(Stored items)
-- -- --

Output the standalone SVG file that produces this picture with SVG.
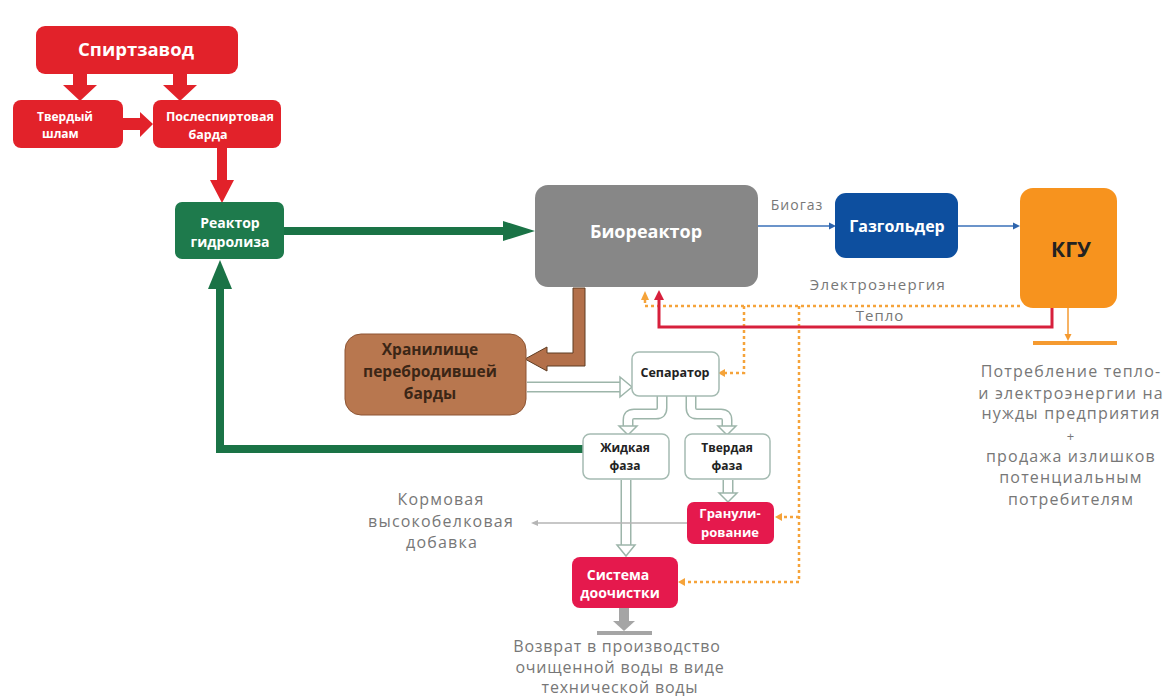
<svg xmlns="http://www.w3.org/2000/svg" width="1166" height="698" viewBox="0 0 1166 698">
<style>
.nt{font-family:"Open Sans","Liberation Sans",sans-serif;font-weight:700;text-anchor:middle}
.w{fill:#ffffff}
.dk{fill:#222222}
.lbl{font-family:"Open Sans","Liberation Sans",sans-serif;fill:#777777;text-anchor:middle;letter-spacing:1px}
.big{font-size:16px;letter-spacing:1.2px}
.red{fill:#e2222a}
.crim{fill:#e5194d}
.hol{fill:none;stroke:#9db5aa;stroke-width:11}
.holi{fill:none;stroke:#ffffff;stroke-width:8}
.holh{fill:#ffffff;stroke:#9db5aa;stroke-width:1.5}
.dash{fill:none;stroke:#f5a33a;stroke-width:2.5;stroke-dasharray:3 3}
.oh{fill:#f5a33a}
.box{fill:#ffffff;stroke:#a5bbb2;stroke-width:1.5}
</style>
<rect width="1166" height="698" fill="#ffffff"/>

<g id="connectors">
  <!-- red arrows top -->
  <polygon class="red" points="73,72 87,72 87,85 97,85 80,101 63,85 73,85"/>
  <polygon class="red" points="173,72 187,72 187,85 197,85 180,101 163,85 173,85"/>
  <polygon class="red" points="123,118 140,118 140,112 153,124 140,137 140,130 123,130"/>
  <polygon class="red" points="217,146 227,146 227,180 234,180 222,203 210,180 217,180"/>
  <!-- green main -->
  <polygon fill="#1a7346" points="283,227 503,227 503,221 535,231 503,241 503,235 283,235"/>
  <!-- green return -->
  <path d="M584 449 H220 V286" fill="none" stroke="#1a7346" stroke-width="8"/>
  <polygon fill="#1a7346" points="208,289 220,260 232,289"/>
  <!-- blue biogas -->
  <path d="M758 226 H830" fill="none" stroke="#3a70b8" stroke-width="1.5"/>
  <polygon fill="#2d64ad" points="829,222.5 836,226 829,229.5"/>
  <path d="M958 226 H1014" fill="none" stroke="#3a70b8" stroke-width="1.5"/>
  <polygon fill="#2d64ad" points="1013,222.5 1020,226 1013,229.5"/>
  <!-- orange dashed electricity -->
  <path class="dash" d="M1020 306 H645 V298"/>
  <polygon class="oh" points="641,300 645,291 649,300"/>
  <path class="dash" d="M744 306 V373 H725"/>
  <polygon class="oh" points="725,369 718,373 725,377"/>
  <path class="dash" d="M799 306 V582 H685"/>
  <polygon class="oh" points="685,578 678,582 685,586"/>
  <path class="dash" d="M799 517 H782"/>
  <polygon class="oh" points="782,513 775,517 782,521"/>
  <!-- red heat -->
  <path d="M1052 307 V327 H659 V299" fill="none" stroke="#d7203c" stroke-width="3"/>
  <polygon fill="#d7203c" points="654,300 659,290 664,300"/>
  <!-- KGU output -->
  <path d="M1068 308 V336" fill="none" stroke="#f59a30" stroke-width="1.5"/>
  <polygon fill="#f59a30" points="1064.5,334 1068,341 1071.5,334"/>
  <rect x="1033" y="341" width="84" height="4" fill="#f59a30"/>
  <!-- brown -->
  <polygon fill="#b3704a" stroke="#5e3c22" stroke-width="1" points="573,288 585,288 585,366 547,366 547,371 525,359 547,347 547,353 573,353"/>
  <!-- hollow arrows -->
  <path class="hol" d="M527 387 H621"/>
  <path class="holi" d="M527 387 H622"/>
  <polygon class="holh" points="620,377 632,387 620,397"/>
  <path class="hol" d="M662 396 V408 Q662 414 656 414 H634 Q628 414 628 420 V427"/>
  <path class="holi" d="M662 396 V408 Q662 414 656 414 H634 Q628 414 628 420 V428"/>
  <polygon class="holh" points="619,426 628,435 637,426"/>
  <path class="hol" d="M691 396 V408 Q691 414 697 414 H721 Q727 414 727 420 V427"/>
  <path class="holi" d="M691 396 V408 Q691 414 697 414 H721 Q727 414 727 420 V428"/>
  <polygon class="holh" points="718,426 727,435 736,426"/>
  <path class="hol" d="M626 480 V546"/>
  <path class="holi" d="M626 479 V547"/>
  <polygon class="holh" points="617,545 626,556 635,545"/>
  <path class="hol" d="M728 480 V494"/>
  <path class="holi" d="M728 479 V495"/>
  <polygon class="holh" points="719,493 728,502 737,493"/>
  <!-- feed protein -->
  <path d="M687 523 H537" fill="none" stroke="#b5b5b5" stroke-width="1.5"/>
  <polygon fill="#b5b5b5" points="538,520 531,523 538,526"/>
  <!-- water return -->
  <rect x="619" y="608" width="10" height="16" fill="#a5a5a5"/>
  <polygon fill="#a5a5a5" points="613,621 624,631 635,621"/>
  <rect x="597" y="631" width="55" height="4" fill="#a5a5a5"/>
</g>

<g id="spirtzavod">
  <rect class="red" x="36" y="26" width="202" height="48" rx="9"/>
  <text class="nt w" x="136" y="56" font-size="18.5">Спиртзавод</text>
</g>
<g id="tverdy-shlam">
  <rect class="red" x="13" y="100" width="110" height="48" rx="8"/>
  <text class="nt w" x="37" y="121" font-size="12" style="text-anchor:start">Твердый</text>
  <text class="nt w" x="42" y="138" font-size="12" style="text-anchor:start">шлам</text>
</g>
<g id="poslespirtovaya-barda">
  <rect class="red" x="153" y="100" width="128" height="48" rx="8"/>
  <text class="nt w" x="220" y="121" font-size="12.5">Послеспиртовая</text>
  <text class="nt w" x="208" y="139" font-size="12.5">барда</text>
</g>
<g id="reaktor-gidroliza">
  <rect fill="#1e7a4c" x="175" y="202" width="109" height="57" rx="7"/>
  <text class="nt w" x="230" y="228" font-size="14">Реактор</text>
  <text class="nt w" x="230" y="247" font-size="14">гидролиза</text>
</g>
<g id="bioreaktor">
  <rect fill="#878787" x="535" y="185" width="223" height="102" rx="13"/>
  <text class="nt w" x="646" y="238" font-size="18">Биореактор</text>
</g>
<g id="gazgolder">
  <rect fill="#0d4f9f" x="835" y="193" width="123" height="65" rx="11"/>
  <text class="nt w" x="897" y="232" font-size="16">Газгольдер</text>
</g>
<g id="kgu">
  <rect fill="#f7931e" x="1020" y="188" width="97" height="120" rx="13"/>
  <text class="nt dk" x="1071" y="257" font-size="21">КГУ</text>
</g>
<g id="khranilishche">
  <rect fill="#b8774f" stroke="#8d5534" stroke-width="1" x="345" y="334" width="181" height="81" rx="16"/>
  <text class="nt" fill="#3b2616" x="430" y="355" font-size="15.5">Хранилище</text>
  <text class="nt" fill="#3b2616" x="430" y="377" font-size="15.5">перебродившей</text>
  <text class="nt" fill="#3b2616" x="430" y="399" font-size="15.5">барды</text>
</g>
<g id="separator">
  <rect class="box" x="632" y="352" width="87" height="44" rx="7"/>
  <text class="nt dk" x="675" y="377" font-size="12.5">Сепаратор</text>
</g>
<g id="zhidkaya-faza">
  <rect class="box" x="583" y="434" width="86" height="45" rx="7"/>
  <text class="nt dk" x="625" y="452" font-size="12">Жидкая</text>
  <text class="nt dk" x="625" y="470" font-size="12">фаза</text>
</g>
<g id="tverdaya-faza">
  <rect class="box" x="685" y="434" width="85" height="45" rx="7"/>
  <text class="nt dk" x="727" y="452" font-size="12">Твердая</text>
  <text class="nt dk" x="727" y="470" font-size="12">фаза</text>
</g>
<g id="granulirovanie">
  <rect class="crim" x="687" y="502" width="87" height="42" rx="7"/>
  <text class="nt w" x="730" y="518" font-size="13" font-weight="600">Гранули-</text>
  <text class="nt w" x="730" y="537" font-size="13" font-weight="600">рование</text>
</g>
<g id="sistema-doochistki">
  <rect class="crim" x="572" y="557" width="106" height="51" rx="8"/>
  <text class="nt w" x="618" y="580" font-size="14" font-weight="600">Система</text>
  <text class="nt w" x="620" y="598" font-size="14" font-weight="600">доочистки</text>
</g>

<g id="labels">
  <text class="lbl" x="797" y="210" font-size="14">Биогаз</text>
  <text class="lbl" x="878" y="290" font-size="15" style="letter-spacing:1.3px">Электроэнергия</text>
  <text class="lbl" x="880" y="321" font-size="15">Тепло</text>
  <text class="lbl big" x="1071" y="377">Потребление тепло-</text>
  <text class="lbl big" x="1071" y="399">и электроэнергии на</text>
  <text class="lbl big" x="1071" y="419">нужды предприятия</text>
  <text class="lbl" x="1071" y="441" font-size="13">+</text>
  <text class="lbl big" x="1071" y="462">продажа излишков</text>
  <text class="lbl big" x="1071" y="483">потенциальным</text>
  <text class="lbl big" x="1071" y="505">потребителям</text>
  <text class="lbl big" x="441" y="505">Кормовая</text>
  <text class="lbl big" x="441" y="527">высокобелковая</text>
  <text class="lbl big" x="442" y="548">добавка</text>
  <text class="lbl" x="617" y="652" font-size="16" style="letter-spacing:0.8px">Возврат в производство</text>
  <text class="lbl" x="620" y="673" font-size="16" style="letter-spacing:0.8px">очищенной воды в виде</text>
  <text class="lbl" x="620" y="693" font-size="16" style="letter-spacing:0.8px">технической воды</text>
</g>
</svg>
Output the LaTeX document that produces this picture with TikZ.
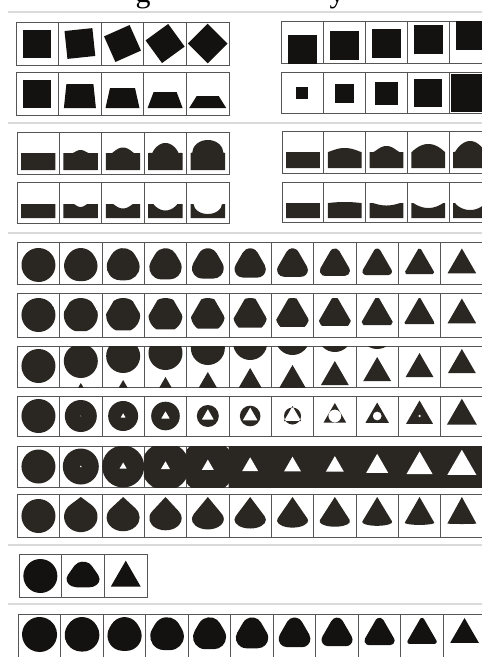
\documentclass[tikz,border=0pt]{standalone}
\usepackage{fontspec}
\setmainfont{Liberation Serif}
\definecolor{ink}{RGB}{42,38,34}
\definecolor{inkb}{RGB}{20,18,16}
\definecolor{gridc}{RGB}{85,85,85}
\definecolor{sepc}{RGB}{218,218,218}
\tikzset{gridl/.style={draw=gridc, line width=0.8pt}, sepline/.style={draw=sepc, line width=1.2pt}}
% row of cells: x0, width, n, ytop, ybot (image coords)
\newcommand\gridrow[5]{%
  \draw[gridl] (#1,-#4) rectangle ({#1+#2*#3},-#5);
  \foreach \k in {1,...,#3} {\draw[gridl] ({#1+#2*\k},-#4) -- ({#1+#2*\k},-#5);}
}
% rounded triangle: [colour] cx, cy, d (corner-centre distance), rho (corner radius), yscale
\newcommand\rtri[6][ink]{%
  \pgfmathsetmacro\RTd{#4}\pgfmathsetmacro\RTr{max(#5,0.01)}%
  \begin{scope}[shift={(#2,-#3)},yscale=#6]
  \fill[#1] ({\RTd*cos(90)+\RTr*cos(30)},{\RTd*sin(90)+\RTr*sin(30)}) arc[start angle=30,end angle=150,radius=\RTr]
    -- ({\RTd*cos(210)+\RTr*cos(150)},{\RTd*sin(210)+\RTr*sin(150)}) arc[start angle=150,end angle=270,radius=\RTr]
    -- ({\RTd*cos(330)+\RTr*cos(270)},{\RTd*sin(330)+\RTr*sin(270)}) arc[start angle=270,end angle=390,radius=\RTr] -- cycle;
  \end{scope}}
% triangle path: cx, cy, circumradius
\newcommand\tripath[3]{({#1+(#3)*cos(90)},{-(#2)+(#3)*sin(90)}) -- ({#1+(#3)*cos(210)},{-(#2)+(#3)*sin(210)}) -- ({#1+(#3)*cos(330)},{-(#2)+(#3)*sin(330)}) -- cycle}
% cone: [colour] cx, yc, a, b, D
\newcommand\cone[6][ink]{%
  \pgfmathsetmacro\CNphi{asin(min(1,(#5)/(#6)))}%
  \fill[#1] ({#2},{-(#3)+(#6)}) -- ({#2+(#4)*cos(180-\CNphi)},{-(#3)+(#5)*sin(180-\CNphi)})
    arc[start angle={180-\CNphi}, end angle={360+\CNphi}, x radius={#4}, y radius={#5}] -- cycle;}
% rectangle with bump/dip: [colour] x0, x1, top, bottom, h, w, exponent
\newcommand\bumprect[8][ink]{%
  \pgfmathsetmacro\BRc{(#2+#3)/2}%
  \fill[#1] (#2,-#5) -- (#2,-#4) -- plot[domain=-1:1,samples=41,variable=\uu] ({\BRc+\uu*(#7)/2},{-(#4)+(#6)*(max(1-\uu*\uu,0.001))^(#8)}) -- (#3,-#4) -- (#3,-#5) -- cycle;}
\begin{document}
\begin{tikzpicture}[x=1pt,y=1pt]
\useasboundingbox (0,0) rectangle (482,-657);
\clip (0,0) rectangle (482,-657);
\fill[white] (0,0) rectangle (482,-657);
% cut-off title
\node[anchor=base, font=\fontsize{30}{32}\selectfont, inner sep=0pt] (tg) at (143,-2.5) {g};
\node[anchor=base, font=\fontsize{30}{32}\selectfont, inner sep=0pt] (ty) at (337,-2.5) {y};
% faint separators
\foreach \yy in {12,123,233,545,604} \draw[sepline] (8,-\yy) -- (482,-\yy);
% grids
\gridrow{16}{42.6}{5}{22}{65}
\gridrow{16}{42.6}{5}{72}{115}
\gridrow{281}{42}{5}{21}{63}
\gridrow{281}{42}{5}{72}{113}
\gridrow{17}{42.4}{5}{132}{174}
\gridrow{17}{42.4}{5}{182}{223}
\gridrow{282}{41.8}{5}{131}{173}
\gridrow{282}{41.8}{5}{182}{222}
\gridrow{17.3}{42.34}{11}{242}{284}
\gridrow{17.3}{42.34}{11}{293}{337}
\gridrow{17.3}{42.34}{11}{346}{387}
\gridrow{17.3}{42.34}{11}{396}{436}
\gridrow{17.3}{42.34}{11}{446}{487}
\gridrow{17.3}{42.34}{11}{494}{537}
\gridrow{19}{42.7}{3}{554}{597}
\gridrow{18.3}{42.5}{11}{614}{658}
% section 1 left: rotating squares
\foreach \i/\ang in {0/0,1/6,2/24,3/36,4/45}{
  \pgfmathsetmacro\xc{16+42.6*(\i+0.5)}
  \fill[inkb, rotate around={\ang:(\xc,-43.5)}] ({\xc-14},-29.5) rectangle ({\xc+14},-57.5);
}
% section 1 left: trapezoids
\foreach \i/\hT/\hB/\yT in {0/14/14/80, 1/13.5/16/84, 2/12.5/17/88, 3/11.5/17.5/92, 4/11/18.5/96}{
  \pgfmathsetmacro\xc{16+42.6*(\i+0.5)}
  \fill[inkb] ({\xc-\hT},-\yT) -- ({\xc+\hT},-\yT) -- ({\xc+\hB},-108) -- ({\xc-\hB},-108) -- cycle;
}
% section 1 right: rising squares
\foreach \i/\yC in {0/49, 1/45.5, 2/43, 3/39.5, 4/35}{
  \pgfmathsetmacro\xL{281+42*\i}
  \begin{scope}\clip (\xL,-21) rectangle ({\xL+42},-63);
  \fill[inkb] ({\xL+21-14.5},{-\yC+14.5}) rectangle ({\xL+21+14.5},{-\yC-14.5});\end{scope}
}
% section 1 right: growing squares
\foreach \i/\sQ in {0/12.5, 1/19, 2/23, 3/28, 4/38}{
  \pgfmathsetmacro\xL{281+42*\i}
  \begin{scope}\clip (\xL,-72) rectangle ({\xL+42},-113);
  \fill[inkb] ({\xL+21-\sQ/2},{-93+\sQ/2}) rectangle ({\xL+21+\sQ/2},{-93-\sQ/2});\end{scope}
}
% section 2 left
\foreach \i/\bH/\bW/\bE in {0/0/10/1, 1/3/16/1.5, 2/5.5/22/1.2, 3/10/26/0.8, 4/13/31/0.5}{
  \pgfmathsetmacro\xL{17+42.4*\i}
  \bumprect{\xL+4}{\xL+38.4}{153}{170}{\bH}{\bW}{\bE}
}
\foreach \i/\bH/\bW/\bE in {0/0/10/1, 1/-3/14/1.5, 2/-4.5/20/1.2, 3/-6.5/24/0.9, 4/-10/28/0.5}{
  \pgfmathsetmacro\xL{17+42.4*\i}
  \bumprect{\xL+4}{\xL+38.4}{204}{218}{\bH}{\bW}{\bE}
}
% section 2 right
\foreach \i/\bH/\bW/\bE in {0/0/10/1, 1/4/33/1.2, 2/6/26/1.3, 3/8/33/1, 4/11/30/0.9}{
  \pgfmathsetmacro\xL{282+41.8*\i}
  \bumprect{\xL+4}{\xL+37.8}{152}{168}{\bH}{\bW}{\bE}
}
\foreach \i/\bH/\bW/\bE in {0/0/10/1, 1/1/32/1, 2/-2.5/28/1.2, 3/-5/30/1, 4/-7/30/0.8}{
  \pgfmathsetmacro\xL{282+41.8*\i}
  \bumprect{\xL+4}{\xL+37.8}{203}{218}{\bH}{\bW}{\bE}
}
% row A: rounded triangles
\foreach \i in {0,...,10}{
  \pgfmathsetmacro\tA{\i/10}
  \pgfmathsetmacro\xc{17.3+42.34*(\i+0.5)}
  \rtri{\xc}{265}{16.5*\tA}{17*(1-\tA)}{1}
}
% row B: circle cut by triangle
\foreach \i in {0,...,10}{
  \pgfmathsetmacro\tB{\i/10}
  \pgfmathsetmacro\xc{17.3+42.34*(\i+0.5)}
  \pgfmathsetmacro\RB{34-17.5*\tB}
  \begin{scope}\clip \tripath{\xc}{315}{\RB}; \fill[ink] (\xc,-315) circle[radius=17];\end{scope}
}
% row C: circle leaves, triangle enters
\foreach \i/\cc/\tp in {0/366/400,1/361/383,2/356/380,3/353/377,4/348/372,5/343/368,6/338/365,7/335/361,8/332/357,9/328.5/353,10/323/349}{
  \pgfmathsetmacro\xL{17.3+42.34*\i}
  \pgfmathsetmacro\xc{\xL+21.17}
  \begin{scope}
  \clip (\xL,-346) rectangle ({\xL+42.34},-387);
  \fill[ink] (\xc,-\cc) circle[radius=17];
  \fill[ink] (\xc,-\tp) -- ({\xc-14},{-\tp-24.2}) -- ({\xc+14},{-\tp-24.2}) -- cycle;
  \end{scope}
}
% row D: circle xor triangle
\foreach \i/\rc/\RT in {0/17/0.01, 1/16/0.9, 2/15/3, 3/14.3/5, 4/11/7, 5/10.3/8.7, 6/8.5/10, 7/6.5/13, 8/4.5/13.5, 9/1.5/15.5, 10/0.01/17.3}{
  \pgfmathsetmacro\xc{17.3+42.34*(\i+0.5)}
  \fill[ink,even odd rule] (\xc,-416) circle[radius=\rc] \tripath{\xc}{416}{\RT};
}
% row E: growing disc with white triangle
\foreach \i/\rc/\sd in {0/17/0, 1/18/1.8, 2/21/7, 3/24/9, 4/27/12, 5/30/16, 6/40/17, 7/40/18, 8/40/22, 9/40/26, 10/40/29}{
  \pgfmathsetmacro\xL{17.3+42.34*\i}
  \pgfmathsetmacro\xc{\xL+21.17}
  \pgfmathsetmacro\RT{max(\sd/sqrt(3),0.01)}
  \begin{scope}
  \clip ({\xL-0.4},-446) rectangle ({\xL+42.74},-487);
  \fill[ink] (\xc,-466.5) circle[radius=\rc];
  \fill[white] \tripath{\xc}{466.5}{\RT};
  \end{scope}
}
% row F: cones
\foreach \i in {0,...,10}{
  \pgfmathsetmacro\tF{\i/10}
  \pgfmathsetmacro\xc{17.3+42.34*(\i+0.5)}
  \pgfmathsetmacro\Fa{17-2.5*\tF}
  \pgfmathsetmacro\Fb{17-16.5*\tF}
  \pgfmathsetmacro\Fbot{533-9*\tF}
  \pgfmathsetmacro\Ftop{\i==0 ? 499 : 497}
  \pgfmathsetmacro\Fyc{\Fbot-\Fb}
  \pgfmathsetmacro\FD{\Fyc-\Ftop}
  \cone{\xc}{\Fyc}{\Fa}{\Fb}{\FD}
}
% row G: three cells
\fill[inkb] (40.35,-576) circle[radius=17];
\rtri[inkb]{83.05}{576}{7.5}{10}{0.82}
\rtri[inkb]{125.75}{578}{17.3}{0}{1}
% row H
\foreach \i in {0,...,10}{
  \pgfmathsetmacro\tH{(\i/10+0.0001)^1.3}
  \pgfmathsetmacro\xc{18.3+42.5*(\i+0.5)}
  \rtri[inkb]{\xc}{634.5}{16.5*\tH}{17.5*(1-\tH)}{1}
}
\end{tikzpicture}
\end{document}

-- -- --

Exercise details
Pick out the lines that include the word "this" and write them out.

Task answer
Output the standalone SVG file that produces this picture with SVG.
Output the LaTeX document that produces this picture with TikZ.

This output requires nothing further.